The Swiss National Bank Just Proved Gerard Minack Is Right: Central Bank Credibility Is The Biggest Bubble Out There

Getty/Anthony Kwan

Last night’s move by the Swiss National Bank (SNB) to abandon the EURCHF floor at 1.20 is the first sign that Gerard Minack is right and the air is starting to come out of the Central bank bubble.

Earlier this week Minack, former Morgan Stanley strategist and one of the world’s most followed economic and market strategists, told the AFR that Central bank Credibility was “biggest bubble out there.”

What he meant by that was that politicians and the markets belief that central bankers, monetary policy and quantitative easing could cure all the economic ills of the world and paper over the cracks in the global economy, particularly Europe, were misplaced.

Indeed he added: “If Draghi was a stock he’d be on a P/E of 200! Yellen’s on 100. When that bubble pops, all hell will break loose again, and there you really just want to be in cash.”
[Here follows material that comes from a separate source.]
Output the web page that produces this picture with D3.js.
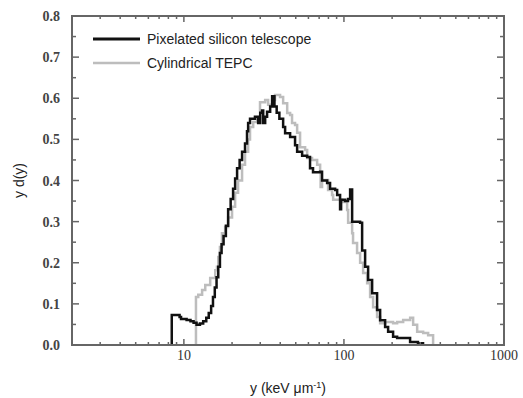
<!DOCTYPE html>
<html>
<head>
<meta charset="utf-8">
<script src="https://cdnjs.cloudflare.com/ajax/libs/d3/7.8.5/d3.min.js"></script>
<style>
  body { margin: 0; background: #fff; }
  svg { display: block; }
</style>
</head>
<body>
<div id="chart"></div>
<script>
// Lineal energy spectra, y d(y) vs y (keV/um)
const siliconX = [8.4, 8.4, 9.4, 9.6, 10.4, 11.0, 11.5, 12.0, 12.6, 13.2, 13.8, 14.3, 14.8, 15.2, 15.6, 16.0, 16.4, 16.8, 17.2, 17.7, 18.3, 18.9, 19.6, 20.3, 20.9, 21.5, 22.3, 23.1, 24.1, 24.8, 25.2, 25.9, 27.8, 29.1, 30.0, 30.8, 31.3, 32.2, 33.1, 34.6, 35.6, 36.8, 38.0, 39.5, 41.7, 42.9, 46.1, 49.5, 51.0, 54.8, 58.9, 61.4, 64.1, 71.0, 73.0, 78.5, 81.9, 88.1, 90.7, 94.6, 96.0, 101.6, 106.0, 109.3, 112.5, 126.2, 129.9, 135.6, 141.6, 150.0, 161.1, 168.3, 180.8, 188.8, 202.8, 214.9, 241.0, 259.0, 290.0, 312.0];
const siliconY = [0, 0.073, 0.068, 0.063, 0.061, 0.058, 0.054, 0.049, 0.052, 0.058, 0.066, 0.078, 0.095, 0.117, 0.14, 0.165, 0.19, 0.224, 0.245, 0.265, 0.29, 0.33, 0.355, 0.38, 0.405, 0.43, 0.45, 0.47, 0.49, 0.52, 0.54, 0.55, 0.555, 0.54, 0.565, 0.57, 0.54, 0.555, 0.567, 0.58, 0.605, 0.58, 0.565, 0.55, 0.53, 0.515, 0.506, 0.486, 0.47, 0.46, 0.457, 0.43, 0.42, 0.421, 0.40, 0.394, 0.38, 0.377, 0.365, 0.33, 0.353, 0.35, 0.355, 0.378, 0.30, 0.297, 0.23, 0.19, 0.158, 0.126, 0.085, 0.06, 0.044, 0.032, 0.02, 0.017, 0.017, 0.007, 0.004, 0];

const tepcX = [11.9, 11.9, 12.3, 13.0, 13.6, 14.6, 15.7, 16.1, 16.4, 16.8, 17.3, 18.1, 18.9, 20.0, 20.9, 21.8, 23.1, 24.1, 25.2, 25.9, 27.1, 28.7, 29.9, 32.2, 33.6, 35.6, 37.1, 39.9, 41.7, 44.2, 46.1, 47.4, 49.5, 51.0, 53.2, 57.2, 58.9, 63.2, 68.0, 71.0, 71.5, 73.0, 78.5, 79.6, 84.3, 85.6, 97.4, 101.6, 104.7, 106.2, 112.5, 114.0, 120.8, 126.2, 131.8, 139.6, 145.7, 152.1, 161.1, 168.3, 180.8, 202.8, 214.9, 234.4, 259.2, 270.6, 286.7, 312.6, 335.7, 360.6];
const tepcY = [0, 0.117, 0.122, 0.134, 0.146, 0.163, 0.182, 0.19, 0.214, 0.238, 0.272, 0.287, 0.31, 0.336, 0.37, 0.40, 0.438, 0.47, 0.50, 0.53, 0.542, 0.552, 0.59, 0.596, 0.584, 0.596, 0.608, 0.603, 0.588, 0.564, 0.559, 0.54, 0.535, 0.516, 0.481, 0.474, 0.455, 0.45, 0.438, 0.421, 0.384, 0.401, 0.401, 0.377, 0.365, 0.353, 0.348, 0.348, 0.328, 0.297, 0.272, 0.248, 0.224, 0.20, 0.175, 0.15, 0.117, 0.092, 0.068, 0.053, 0.056, 0.053, 0.056, 0.061, 0.066, 0.049, 0.032, 0.029, 0.024, 0];

const seriesNames = ["Pixelated silicon telescope", "Cylindrical TEPC"];
const yTicks = [0.0, 0.1, 0.2, 0.3, 0.4, 0.5, 0.6, 0.7, 0.8];
const xTicks = [10, 100, 1000];

const width = 523, height = 398;
const margin = { top: 16, right: 19, bottom: 53, left: 72 };
const innerW = width - margin.left - margin.right;
const innerH = height - margin.top - margin.bottom;

const svg = d3.select("#chart").append("svg")
    .attr("width", width)
    .attr("height", height);

const g = svg.append("g")
    .attr("transform", `translate(${margin.left},${margin.top})`);

const x = d3.scaleLog().domain([2, 1000]).range([0, innerW]);
const y = d3.scaleLinear().domain([0, 0.8]).range([innerH, 0]);

const axisColor = "#666";

// minor ticks for log axis
const minorX = [];
for (let dec = 1; dec <= 100; dec *= 10) {
    for (let k = 1; k <= 9; k++) {
        const v = k * dec;
        if (v >= 2 && v <= 1000 && !xTicks.includes(v)) minorX.push(v);
    }
}
const minorY = d3.range(0.05, 0.8, 0.1);

// data lines
const line = d3.line()
    .x(d => x(d[0]))
    .y(d => y(d[1]))
    .curve(d3.curveStepAfter);

const tepc = tepcX.map((v, i) => [v, tepcY[i]]);
const silicon = siliconX.map((v, i) => [v, siliconY[i]]);

g.append("path")
    .datum(tepc)
    .attr("fill", "none")
    .attr("stroke", "#bdbdbd")
    .attr("stroke-width", 2.5)
    .attr("d", line);

g.append("path")
    .datum(silicon)
    .attr("fill", "none")
    .attr("stroke", "#111")
    .attr("stroke-width", 2.5)
    .attr("d", line);

// frame
g.append("rect")
    .attr("width", innerW)
    .attr("height", innerH)
    .attr("fill", "none")
    .attr("stroke", axisColor)
    .attr("stroke-width", 2);

// inward ticks on all four sides
const ticks = g.append("g").attr("stroke", axisColor).attr("stroke-width", 1.5);
xTicks.forEach(v => {
    ticks.append("line").attr("x1", x(v)).attr("x2", x(v)).attr("y1", innerH).attr("y2", innerH - 6);
    ticks.append("line").attr("x1", x(v)).attr("x2", x(v)).attr("y1", 0).attr("y2", 6);
});
minorX.forEach(v => {
    ticks.append("line").attr("x1", x(v)).attr("x2", x(v)).attr("y1", innerH).attr("y2", innerH - 3);
    ticks.append("line").attr("x1", x(v)).attr("x2", x(v)).attr("y1", 0).attr("y2", 3);
});
yTicks.forEach(v => {
    ticks.append("line").attr("x1", 0).attr("x2", 7).attr("y1", y(v)).attr("y2", y(v));
    ticks.append("line").attr("x1", innerW).attr("x2", innerW - 7).attr("y1", y(v)).attr("y2", y(v));
});
minorY.forEach(v => {
    ticks.append("line").attr("x1", 0).attr("x2", 4).attr("y1", y(v)).attr("y2", y(v));
    ticks.append("line").attr("x1", innerW).attr("x2", innerW - 4).attr("y1", y(v)).attr("y2", y(v));
});

// tick labels
g.selectAll(".ylab")
    .data(yTicks)
    .enter()
    .append("text")
    .attr("x", -12)
    .attr("y", d => y(d) + 5)
    .attr("text-anchor", "end")
    .style("font-family", "'Liberation Serif', serif")
    .style("font-size", "14px")
    .style("font-weight", "bold")
    .style("fill", "#444")
    .text(d => d.toFixed(1));

g.selectAll(".xlab")
    .data(xTicks)
    .enter()
    .append("text")
    .attr("x", d => x(d))
    .attr("y", innerH + 15)
    .attr("text-anchor", "middle")
    .style("font-family", "'Liberation Serif', serif")
    .style("font-size", "14px")
    .style("fill", "#333")
    .text(d => d);

// axis titles
const xTitle = svg.append("text")
    .attr("x", margin.left + innerW / 2)
    .attr("y", 393)
    .attr("text-anchor", "middle")
    .style("font-family", "'Liberation Sans', Arial, sans-serif")
    .style("font-size", "14px")
    .style("fill", "#222");
xTitle.append("tspan").text("y (keV \u03BCm");
xTitle.append("tspan").attr("dy", -5).style("font-size", "9px").text("-1");
xTitle.append("tspan").attr("dy", 5).text(")");

svg.append("text")
    .attr("transform", `translate(24,${margin.top + innerH / 2}) rotate(-90)`)
    .attr("text-anchor", "middle")
    .style("font-family", "'Liberation Sans', Arial, sans-serif")
    .style("font-size", "14px")
    .style("fill", "#222")
    .text("y d(y)");

// legend
const legend = svg.append("g");
const legendColors = ["#111", "#bdbdbd"];
seriesNames.forEach((name, i) => {
    const ly = 39 + i * 24;
    legend.append("line")
        .attr("x1", 93).attr("x2", 140)
        .attr("y1", ly).attr("y2", ly)
        .attr("stroke", legendColors[i])
        .attr("stroke-width", i === 0 ? 3 : 2.5);
    legend.append("text")
        .attr("x", 147)
        .attr("y", ly + 5)
        .style("font-family", "'Liberation Sans', Arial, sans-serif")
        .style("font-size", "14px")
        .style("fill", "#222")
        .text(name);
});
</script>
</body>
</html>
That’s not an endorsement.

But the action of the SNB, which is considered one of the world’s most important central banks, is telling because it has broken a promise to the market, to the Swiss people, and to Swiss businesses that it would not allow the woes of the European economy to cross the border into Switzerland.
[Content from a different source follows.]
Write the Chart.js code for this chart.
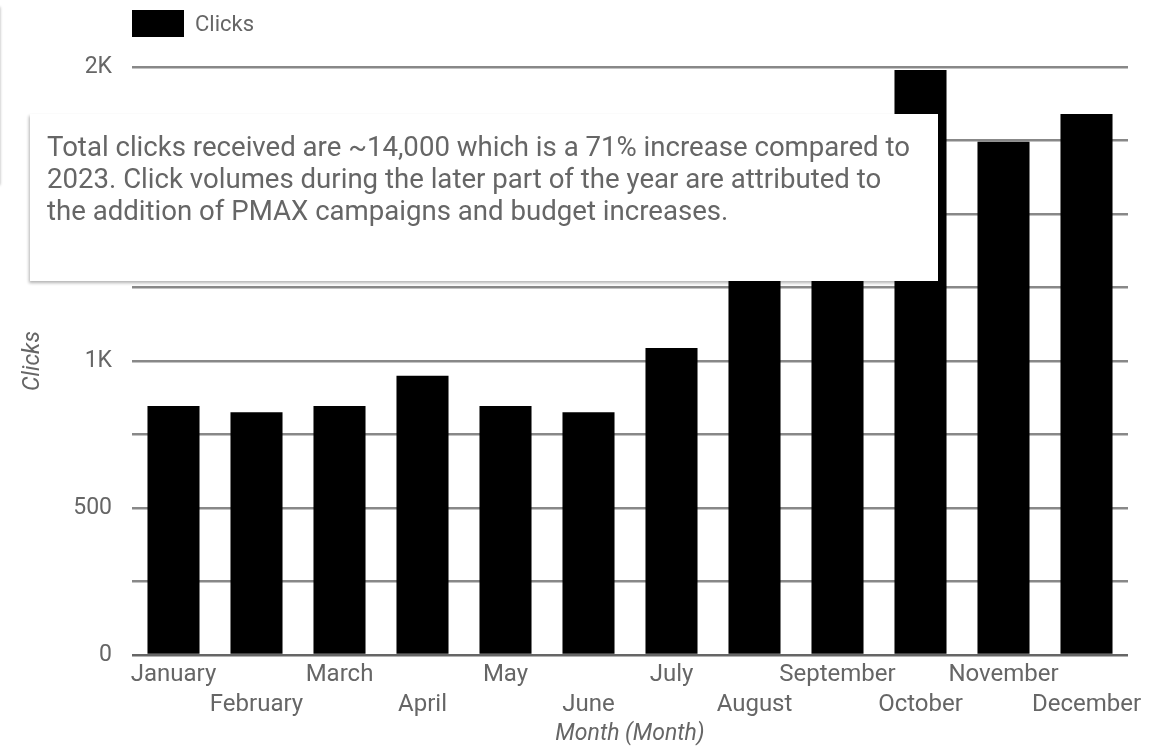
<!DOCTYPE html>
<html>
<head>
<meta charset="utf-8">
<script src="https://cdn.jsdelivr.net/npm/chart.js@4"></script>
<style>
  html, body { margin: 0; padding: 0; background: #fff; }
  body { width: 1160px; height: 748px; position: relative; overflow: hidden; font-family: Roboto, sans-serif; }
  #wrap { position: absolute; left: 0; top: 0; width: 1160px; height: 748px; }
  .legend { position: absolute; left: 132px; top: 10px; display: flex; align-items: center; color: #666; font-size: 22px; }
  .legend .swatch { width: 52px; height: 27px; background: #000; margin-right: 11px; }
  .note {
    position: absolute; left: 30px; top: 114px; width: 908px; height: 167px;
    background: #fff; box-sizing: border-box; padding: 17px 0 0 17px;
    box-shadow: -1px 2px 3px rgba(0,0,0,0.3);
    color: #666; font-size: 27.6px; line-height: 32px; white-space: nowrap;
  }
  .edge { position: absolute; left: -10px; top: 7px; width: 10px; height: 178px; box-shadow: 0 0 3px rgba(0,0,0,0.35); }
</style>
</head>
<body>
<div id="wrap"><canvas id="chart" width="1160" height="748"></canvas></div>
<div class="edge"></div>
<div class="legend"><div class="swatch"></div>Clicks</div>
<div class="note">Total clicks received are ~14,000 which is a 71% increase compared to<br>2023. Click volumes during the later part of the year are attributed to<br>the addition of PMAX campaigns and budget increases.</div>
<script>
// ─── DATA ─────────────────────────────────────────────────────────────────────
const MONTHS = ["January", "February", "March", "April", "May", "June",
                "July", "August", "September", "October", "November", "December"];
const CLICKS = [847, 826, 847, 950, 847, 826, 1044, 1300, 1310, 1990, 1746, 1840];
const Y_MAX = 2000;
const Y_STEP = 250;

// ─── HELPERS ──────────────────────────────────────────────────────────────────
function fmtTick(v) {
  if (v % 500 !== 0) return "";
  return v >= 1000 ? (v / 1000) + "K" : String(v);
}

Chart.defaults.font.family = "Roboto";
Chart.defaults.color = "#666";

// ─── CHART ────────────────────────────────────────────────────────────────────
const ctx = document.getElementById("chart").getContext("2d");
new Chart(ctx, {
  type: "bar",
  data: {
    labels: MONTHS,
    datasets: [{
      label: "Clicks",
      data: CLICKS,
      backgroundColor: "#000",
      borderWidth: 0,
      categoryPercentage: 1,
      barPercentage: 0.627,
    }]
  },
  options: {
    responsive: false,
    animation: false,
    layout: { padding: { top: 67, right: 32, left: 0, bottom: 0 } },
    plugins: { legend: { display: false }, tooltip: { enabled: false } },
    scales: {
      x: {
        grid: { display: false, drawTicks: false },
        border: { display: false },
        ticks: {
          autoSkip: false, maxRotation: 0, minRotation: 0, padding: 5,
          font: { size: 24, lineHeight: 1.25 },
          // odd months drop to a second row
          callback: (v, i) => i % 2 ? ["", MONTHS[i]] : MONTHS[i],
        },
        title: {
          display: true, text: "Month (Month)",
          font: { size: 23, style: "italic", lineHeight: 1.2 },
          padding: { top: 0, bottom: 0 },
        },
        afterFit: s => { s.height = 93; },
      },
      y: {
        min: 0, max: Y_MAX,
        grid: {
          drawTicks: false,
          lineWidth: 2.5,
          color: c => c.tick && c.tick.value === 0 ? "#666" : "#888",
        },
        border: { display: false },
        ticks: { stepSize: Y_STEP, padding: 20, font: { size: 23 }, callback: fmtTick },
        title: {
          display: true, text: "Clicks",
          font: { size: 23, style: "italic", lineHeight: 1.2 },
          padding: { top: 19, bottom: 0 },
        },
        afterFit: s => { s.width = 132; },
      }
    }
  }
});
</script>
</body>
</html>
What has traders up in arms and has so enraged noted investor and market watcher Anatole Kaletsky that he retweeted a note he wrote last year, “A central bankers licence to lie“, is that just last week the SNB President Thomas Jordan stood firmly behind the EURCHF floor.

You get also get a sense of the market’s anger in this quote from the NAB’s London based Senior Currency Strategist Gavin Friend who wrote:

Today Jordan went back on his words of the last couple of years – words uttered only on Tuesday to a Swiss broadcaster that he and his central bank officials “were convinced that the cap on the franc must remain a pillar of our monetary policy,” by saying the policy was now deemed to “not make sense” and could only be carried out by “constantly intervening in the market.” Aside from the collapse in SNB credibility that must surely follow, these are strange remarks indeed.

Credibility is a fragile thing and the SNB has just made it harder for Mario Draghi to act without acting – as he has for the past two years. Already USDJPY, the Yen being the market turmoil safe haven, is heading below 1.16 and looks set for a big move. Gold has broken $30 higher and there is a sense that volatility is rising and will feed on itself.

The SNB might just have set the scene for the market dislocation everyone fears.